Darauf hinweisen, dass es Hilfe gibt. Über die individuelle Ebene hinaus ist die Sensibilisierung der Schüler ebenso notwendig wie das Zeigen, dass die Schule sich darum kümmert, indem sie regelmäßig wiederholt, welche Partner wichtig sind, um den Schüler, die Klasse oder die Schule zu begleiten.

  1. 147 ist eine Telefonnummer, eine Informationsseite und ein Live-Chat mit einem Spezialisten für Kinder und Jugendliche rund um die Uhr. Es wurde eine Hotline eingerichtet, die auch Eltern Auskunft gibt und ihnen zuhört.
  2. 143 ist das Angebot der Dargebotenen Hand mit einer Webseite und der Telefonnummer 143. 
  3. de.parspas.ch vom Walliser Verein für Suizidprävention gibt Ratschläge, bietet Interventionen an und verfügt auch über eine Telefon-Hotline.

Ein Schulklima schaffen, das den Dialog fördert. Abgesehen von all diesen Ideen ist es notwendig, an die Aufrechterhaltung eines wohlwollenden Schulklimas zu denken. Zusätzlich zu den Vorgaben des Lehrplans werden von Gesundheitsförderung Wallis zahlreiche Instrumente empfohlen, um die psychosozialen Kompetenzen der Schülerinnen und Schüler zu fördern.

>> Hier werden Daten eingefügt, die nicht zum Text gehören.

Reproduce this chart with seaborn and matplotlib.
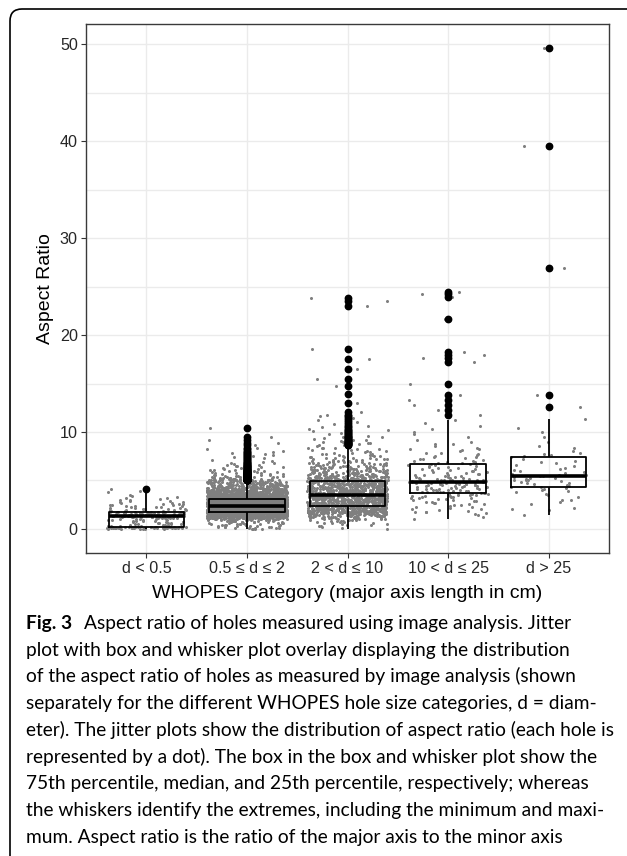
import numpy as np
import pandas as pd
import matplotlib
matplotlib.use("Agg")
import matplotlib.pyplot as plt
import seaborn as sns
from matplotlib.patches import FancyBboxPatch
from matplotlib.transforms import IdentityTransform
from matplotlib.ticker import MultipleLocator

# ---------------- data ----------------
categories = ["d < 0.5", "0.5 ≤ d ≤ 2", "2 < d ≤ 10", "10 < d ≤ 25", "d > 25"]

# (aspect ratio, number of holes)
cat1_hist = [(0.0, 6), (0.1, 24), (0.2, 22), (0.3, 5), (0.4, 4), (0.5, 4), (0.6, 4),
             (0.7, 4), (0.8, 4), (0.9, 4), (1.0, 5), (1.1, 6), (1.2, 8), (1.3, 13),
             (1.4, 12), (1.5, 11), (1.6, 10), (1.7, 6), (1.8, 5), (1.9, 4), (2.0, 4),
             (2.1, 4), (2.2, 3), (2.3, 3), (2.4, 3), (2.5, 3), (2.6, 3), (2.7, 2),
             (2.8, 2), (2.9, 2), (3.0, 2), (3.1, 1), (3.2, 2), (3.3, 1), (3.4, 1),
             (3.5, 1), (3.8, 1), (3.9, 1), (4.1, 1)]

cat2_hist = [(0.0, 4), (0.1, 5), (0.2, 5), (0.3, 5), (0.4, 6), (0.5, 6), (0.6, 6),
             (0.7, 7), (0.8, 8), (0.9, 10), (1.0, 20), (1.1, 40), (1.2, 60), (1.3, 75),
             (1.4, 85), (1.5, 95), (1.6, 100), (1.7, 105), (1.8, 103), (1.9, 122),
             (2.0, 125), (2.1, 127), (2.2, 127), (2.3, 125), (2.4, 122), (2.5, 119),
             (2.6, 114), (2.7, 109), (2.8, 105), (2.9, 101), (3.0, 98), (3.1, 94),
             (3.2, 65), (3.3, 66), (3.4, 61), (3.5, 56), (3.6, 51), (3.7, 46), (3.8, 42),
             (3.9, 38), (4.0, 34), (4.1, 30), (4.2, 27), (4.3, 24), (4.4, 22), (4.5, 19),
             (4.6, 17), (4.7, 15), (4.8, 14), (4.9, 12), (5.0, 11), (5.1, 10), (5.2, 9),
             (5.3, 8), (5.4, 7), (5.5, 6), (5.6, 5), (5.7, 4), (5.8, 4), (5.9, 3),
             (6.0, 3), (6.1, 3), (6.2, 2), (6.3, 2), (6.4, 2), (6.5, 2), (6.6, 2),
             (6.7, 1), (6.8, 2), (6.9, 1), (7.0, 1), (7.1, 1), (7.2, 1), (7.3, 1),
             (7.4, 1), (7.5, 1), (7.6, 1), (7.7, 1), (7.8, 1), (7.9, 1), (8.0, 1),
             (8.2, 1), (8.3, 1), (8.7, 1), (8.9, 1), (9.2, 1), (9.5, 1), (10.4, 1)]

cat3_hist = [(0.0, 1), (0.1, 1), (0.2, 1), (0.3, 2), (0.4, 2), (0.5, 2), (0.6, 3),
             (0.7, 3), (0.8, 4), (0.9, 5), (1.0, 7), (1.1, 9), (1.2, 10), (1.3, 13),
             (1.4, 15), (1.5, 18), (1.6, 20), (1.7, 22), (1.8, 24), (1.9, 26), (2.0, 27),
             (2.1, 28), (2.2, 29), (2.3, 30), (2.4, 27), (2.5, 27), (2.6, 27), (2.7, 26),
             (2.8, 26), (2.9, 25), (3.0, 25), (3.1, 24), (3.2, 24), (3.3, 23), (3.4, 23),
             (3.5, 33), (3.6, 17), (3.7, 24), (3.8, 24), (3.9, 24), (4.0, 23), (4.1, 23),
             (4.2, 23), (4.3, 22), (4.4, 22), (4.5, 22), (4.6, 22), (4.7, 21), (4.8, 21),
             (4.9, 20), (5.0, 19), (5.1, 18), (5.2, 17), (5.3, 16), (5.4, 15), (5.5, 14),
             (5.6, 13), (5.7, 12), (5.8, 11), (5.9, 10), (6.0, 10), (6.1, 9), (6.2, 8),
             (6.3, 8), (6.4, 7), (6.5, 7), (6.6, 6), (6.7, 6), (6.8, 5), (6.9, 5),
             (7.0, 5), (7.1, 4), (7.2, 4), (7.3, 4), (7.4, 3), (7.5, 3), (7.6, 3),
             (7.7, 3), (7.8, 2), (7.9, 2), (8.0, 2), (8.1, 2), (8.2, 2), (8.3, 2),
             (8.4, 2), (8.6, 2), (8.7, 2), (8.8, 2), (8.9, 2), (9.0, 2), (9.1, 1),
             (9.2, 2), (9.3, 1), (9.4, 1), (9.5, 2), (9.6, 1), (9.7, 1), (9.8, 1),
             (9.9, 1), (10.0, 1), (10.1, 1), (10.2, 1), (10.3, 1), (10.5, 1), (10.6, 1),
             (10.8, 1), (11.0, 1), (11.2, 1), (11.4, 1), (11.6, 1), (11.8, 1), (12.1, 1),
             (13.0, 1), (13.9, 1), (14.7, 1), (15.5, 1), (16.5, 1), (17.5, 1), (18.6, 1),
             (23.0, 1), (23.5, 1), (23.8, 1)]

cat4_hist = [(1.0, 1), (1.2, 1), (1.4, 1), (1.5, 1), (1.6, 1), (1.7, 1), (1.8, 2),
             (1.9, 1), (2.0, 1), (2.1, 2), (2.2, 1), (2.3, 2), (2.4, 1), (2.5, 2),
             (2.6, 2), (2.7, 2), (2.8, 2), (2.9, 2), (3.0, 2), (3.1, 2), (3.2, 3),
             (3.3, 3), (3.4, 3), (3.5, 3), (3.6, 3), (3.7, 5), (3.8, 4), (3.9, 4),
             (4.0, 4), (4.1, 4), (4.2, 4), (4.3, 4), (4.4, 4), (4.5, 4), (4.6, 4),
             (4.7, 4), (4.8, 9), (4.9, 3), (5.0, 3), (5.1, 3), (5.2, 3), (5.3, 3),
             (5.4, 3), (5.5, 2), (5.6, 3), (5.7, 2), (5.8, 2), (5.9, 2), (6.0, 2),
             (6.1, 2), (6.2, 2), (6.3, 2), (6.4, 2), (6.5, 2), (6.6, 2), (6.7, 2),
             (6.8, 2), (6.9, 2), (7.0, 2), (7.1, 1), (7.2, 2), (7.3, 1), (7.4, 2),
             (7.5, 1), (7.6, 1), (7.7, 1), (7.8, 2), (8.0, 1), (8.1, 1), (8.2, 2),
             (8.4, 1), (8.6, 1), (8.8, 2), (9.0, 1), (9.2, 1), (9.5, 1), (9.8, 1),
             (10.0, 1), (10.3, 1), (10.6, 1), (10.9, 1), (11.2, 1), (11.8, 1), (12.3, 1),
             (12.8, 1), (13.3, 1), (13.8, 1), (15.0, 1), (17.2, 1), (17.6, 1), (17.9, 1),
             (18.2, 1), (21.7, 1), (23.9, 1), (24.2, 1), (24.4, 1)]

cat5_values = [1.45, 2.0, 2.1, 2.2, 2.6, 2.8, 3.0, 3.0, 3.3, 3.5, 3.6, 3.8, 3.9, 4.0,
               4.1, 4.2, 4.3, 4.35, 4.4, 4.5, 4.6, 4.7, 4.75, 4.8, 4.9, 5.0, 5.05, 5.1,
               5.2, 5.25, 5.3, 5.4, 5.45, 5.5, 5.55, 5.6, 5.7, 5.8, 5.9, 6.0, 6.1, 6.2,
               6.3, 6.5, 6.6, 6.8, 6.9, 7.0, 7.2, 7.4, 7.5, 7.6, 7.7, 7.8, 8.0, 8.3,
               8.6, 9.0, 9.5, 10.0, 10.4, 11.38, 12.6, 13.8, 26.9, 39.5, 49.6]

y_ticks = [0, 10, 20, 30, 40, 50]
x_title = "WHOPES Category (major axis length in cm)"
y_title = "Aspect Ratio"

caption_label = "Fig. 3"
caption_first = "Aspect ratio of holes measured using image analysis. Jitter"
caption_lines = [
    "plot with box and whisker plot overlay displaying the distribution",
    "of the aspect ratio of holes as measured by image analysis (shown",
    "separately for the different WHOPES hole size categories, d = diam-",
    "eter). The jitter plots show the distribution of aspect ratio (each hole is",
    "represented by a dot). The box in the box and whisker plot show the",
    "75th percentile, median, and 25th percentile, respectively; whereas",
    "the whiskers identify the extremes, including the minimum and maxi-",
    "mum. Aspect ratio is the ratio of the major axis to the minor axis",
]


def expand(hist):
    return [v for v, n in hist for _ in range(n)]


groups = [expand(cat1_hist), expand(cat2_hist), expand(cat3_hist),
          expand(cat4_hist), list(cat5_values)]
df = pd.concat(
    [pd.DataFrame({"category": c, "aspect_ratio": vals}) for c, vals in zip(categories, groups)],
    ignore_index=True)

# ---------------- figure ----------------
plt.rcParams["font.family"] = ["Liberation Sans", "DejaVu Sans"]
W, H = 627, 856
fig = plt.figure(figsize=(W / 100, H / 100), dpi=100)
fig.patch.set_facecolor("white")
ax = fig.add_axes([86 / W, 1 - 553 / H, (609 - 86) / W, (553 - 24) / H])

np.random.seed(11)
sns.stripplot(data=df, x="category", y="aspect_ratio", order=categories,
              jitter=0.4, size=2.2, color="#7f7f7f", linewidth=0, ax=ax)
n_coll = len(ax.collections)
sns.boxplot(data=df, x="category", y="aspect_ratio", order=categories,
            width=0.75, fill=False, color="black", linewidth=1.3, whis=1.5,
            showcaps=False, fliersize=4.6,
            flierprops=dict(marker="o", markerfacecolor="black",
                            markeredgecolor="black", markersize=4.6),
            medianprops=dict(linewidth=2.6, color="black"), ax=ax)

# jitter cloud below, box-and-whisker overlay on top
for c in ax.collections[:n_coll]:
    c.set_zorder(1.5)
for ln in ax.lines:
    ln.set_zorder(4)
for p in ax.patches:
    p.set_zorder(4)
for c in ax.collections[n_coll:]:
    c.set_zorder(4)

ax.set_xlim(-0.6, 4.6)
ax.set_ylim(-2.48, 52.08)
ax.set_yticks(y_ticks)
ax.set_yticklabels([str(t) for t in y_ticks])
ax.yaxis.set_minor_locator(MultipleLocator(5))
ax.set_axisbelow(True)
ax.grid(True, which="major", color="#EBEBEB", linewidth=1.0)
ax.grid(True, which="minor", axis="y", color="#EBEBEB", linewidth=1.0)
ax.tick_params(which="minor", length=0)
ax.tick_params(which="major", length=3.3, width=0.8, color="#333333",
               labelsize=11.6, labelcolor="#262626", pad=2.6,
               bottom=True, left=True)
for s in ax.spines.values():
    s.set_visible(True)
    s.set_color("#3a3a3a")
    s.set_linewidth(1.0)
    s.set_zorder(5)

ax.set_xlabel(x_title, fontsize=14, color="black")
ax.set_ylabel(y_title, fontsize=14, color="black")
ax.xaxis.set_label_coords(0.5, (553 - 585) / 529)
ax.yaxis.set_label_coords((54 - 86) / 523, 0.5)

# ---------------- outer frame ----------------
frame = FancyBboxPatch((10, -60), 800, (H - 9) + 60,
                       boxstyle="round,pad=0,rounding_size=12",
                       transform=IdentityTransform(), fill=False,
                       edgecolor="black", linewidth=1.2, clip_on=False)
fig.add_artist(frame)

# ---------------- caption ----------------
cap_font = ["Lato", "DejaVu Sans"]
renderer = fig.canvas.get_renderer()
base = 14.0
baselines = [629 + 26.7 * i for i in range(9)]
x0 = 26
gap = 12
t_label = fig.text(x0 / W, 1 - baselines[0] / H, caption_label, fontsize=base,
                   fontweight="bold", family=cap_font, va="baseline", ha="left")
t_first = fig.text(0, 1 - baselines[0] / H, caption_first, fontsize=base,
                   family=cap_font, va="baseline", ha="left")
t_rest = [fig.text(x0 / W, 1 - b / H, s, fontsize=base, family=cap_font,
                   va="baseline", ha="left")
          for s, b in zip(caption_lines, baselines[1:])]

targets = [578, 578, 584, 588, 616, 604, 591, 604, 566]
meas = [t_label.get_window_extent(renderer).width + gap + t_first.get_window_extent(renderer).width]
meas += [t.get_window_extent(renderer).width for t in t_rest]
tw = [t - x0 for t in targets]
scale = sum(tw) / sum(meas)
size = base * scale
for t in [t_label, t_first] + t_rest:
    t.set_fontsize(size)
wl = t_label.get_window_extent(renderer).width
t_first.set_x((x0 + wl + gap) / W)

fig.savefig("out.png", dpi=100)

Es ist klar, dass die Verhinderung von Selbstmord bei jungen Menschen von größter Bedeutung ist. Aber es ist auch wichtig, sich mit den Ursachen zu befassen, die zu dieser tragischen Tat führen können. Es ist notwendig, über Mobbing, Gewalt, Unwohlsein, Persönlichkeitsverletzungen und Sexualität zu sprechen, um einen Dialog zu eröffnen und Informationen zu liefern. Die Arbeit an der Selbstbehauptung, der Kommunikation, dem Zuhören und dem Vertrauen in sich selbst und in andere hilft den Schülern auch in schwierigen Zeiten.